Le Serre Nuove – Thoughts from Glasshouses

Food Stories and Recollections

Tales from Wales and Speckled Bread

Some things I have always found hard to resist, and most of my food memories growing up involve my Nan in some way or another. It is not necessarily the variety of the food, most of it was very traditional – e.g. meat, potato and veg sort of affair – and even pasta would be considered exotic. The thing was it always felt homely and always properly cooked. My parents considered me a fussy eater as a kid, I tend to thing that I just do not like badly cooked food and that was the case when I was young too, but my nan got me eating things (basically green veg) without so much hassle. I think I’ve mentioned before that she used to send me Welsh Cakes to me in the post whilst I was a student; they were always a great treat and something that never used to last long with either me or my housemates.

Bara Brith

But my favourite thing I’ve always got from her, and she always makes me one whenever I come down and see her, is Bara Brith. It is supposedly translated to ‘Speckled Bread’ and is a type of tea cake. It could be said that it is a variation on a Selkirk Bannock cake but it doesn’t have butter or milk in it, and likewise the Bannock isn’t soaked in tea or use eggs. Bara Brith originated, or so the story goes, from adding fruit to the surplus bread dough when baking once a week. Some also say that there are South and North Wales variants, I slightly disagree with this, but it is certainly true that the adapted recipe that my nan uses does originate from South Wales as way to bake the cake without using yeast to make it easier for industrial (i.e. miners) families to bake it. I think I actually prefer it this way too because it makes it a lot more richer. I am not sure whether there is any sort of originality in this recipe, I certainly know it is old, but how old I am not sure. To quote my Nan (yes, she did say that): “I got it from Mrs Jones, who used to live on Llandaff Road, a long time ago.” I am probably certain it is from either the late forties or early fifties when my grandparents used to run a grocery shop, as this was typical of the stories she used to tell me from those days. It is a simple recipe, but simply delightful.

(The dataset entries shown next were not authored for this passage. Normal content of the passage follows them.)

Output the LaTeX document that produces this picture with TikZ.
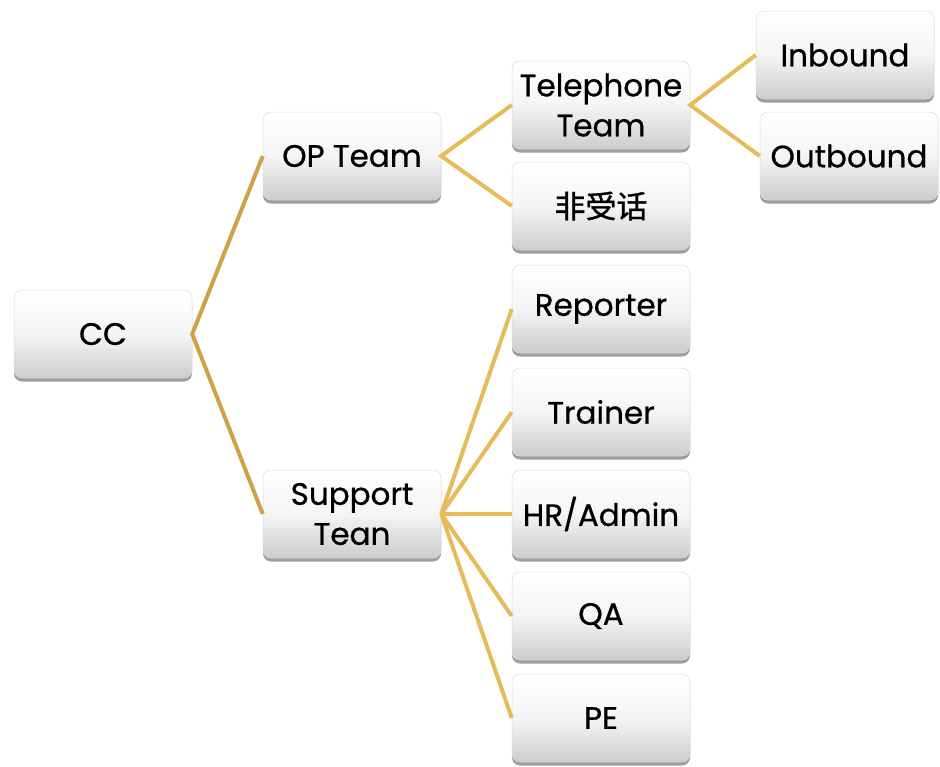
\documentclass[tikz,border=0pt]{standalone}
\usepackage{fontspec}
\setmainfont{Poppins}
\newfontfamily\boxfont{Poppins}[FakeBold=0.7]
\newfontfamily\cjk{Noto Sans CJK SC}[FakeBold=1.2]
\usetikzlibrary{shadows}
\definecolor{rootline}{HTML}{CFA24A}
\definecolor{branchline}{HTML}{E8BA5A}
\tikzset{
  orgbox/.style={rounded corners=8pt, minimum width=178pt, minimum height=88pt,
    top color=white, bottom color=black!20, middle color=white!96!black,
    draw=black!14, line width=0.5pt, align=center,
    font=\boxfont\fontsize{31}{40}\selectfont, inner sep=1pt,
    drop shadow={shadow xshift=0pt, shadow yshift=-3.5pt, fill=black, opacity=0.38}},
  rootlink/.style={draw=rootline, line width=4pt},
  link/.style={draw=branchline, line width=4pt},
}
\begin{document}
\begin{tikzpicture}[x=1pt, y=-1pt]
  \useasboundingbox (0,0) rectangle (940,766);
  % boxes
  \node[orgbox] (cc)  at (103,334) {CC};
  \node[orgbox] (op)  at (352,156) {OP Team};
  \node[orgbox] (sup) at (352,514) {Support\\Tean};
  \node[orgbox] (tel) at (601,105) {Telephone\\Team};
  \node[orgbox] (non) at (601,206) {\cjk 非受话};
  \node[orgbox] (inb) at (845,55)  {Inbound};
  \node[orgbox] (out) at (849,156) {Outbound};
  \node[orgbox] (rep) at (601,309) {Reporter};
  \node[orgbox] (tra) at (601,412) {Trainer};
  \node[orgbox] (hr)  at (601,514) {HR/Admin};
  \node[orgbox] (qa)  at (601,616) {QA};
  \node[orgbox] (pe)  at (601,718) {PE};
  % connectors
  \draw[rootlink] (op.west) -- (cc.east) -- (sup.west);
  \draw[link] (tel.west) -- (op.east) -- (non.west);
  \draw[link] (inb.west) -- (tel.east) -- (out.west);
  \foreach \t in {rep,tra,hr,qa,pe}
    \draw[link] (sup.east) -- (\t.west);
\end{tikzpicture}
\end{document}
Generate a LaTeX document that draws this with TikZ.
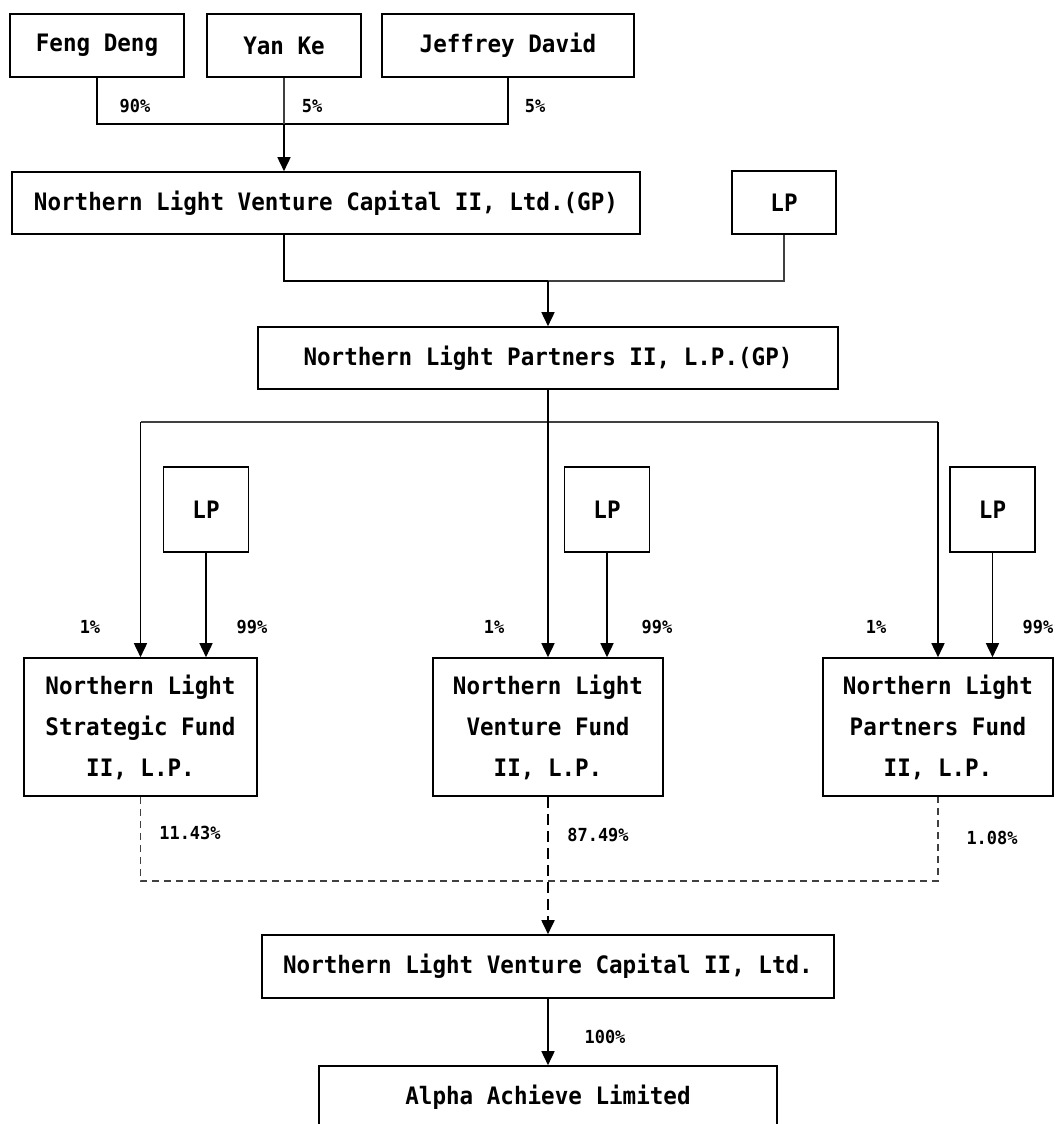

Bara Brith – Speckled Bread

SimplesSoak Overnight

1/2 lb Dried Fruit (traditionally sultanas / currants) in 1/4 pt + 2 tablespoons of hot tea (any will do but try Earl / Lady Grey)

Next Day

4 oz Brown (or Demerara) Sugar

1/2 teaspoon of mixed spice (cinnamon, nutmeg, allspice or cloves and ginger)

1 beaten Egg

8 oz of self rising flour

Mix all the above ingredients into the soaked tea and fruit. Grease a tin loaf (you may use parchment paper too) and preheat the over to 170°C. Add all the combined ingredients to the tin loaf and bake for one and half hours, ensuring that a knife can come out clean if inserted into the cake. Slice and serve with butter, with a pot of tea.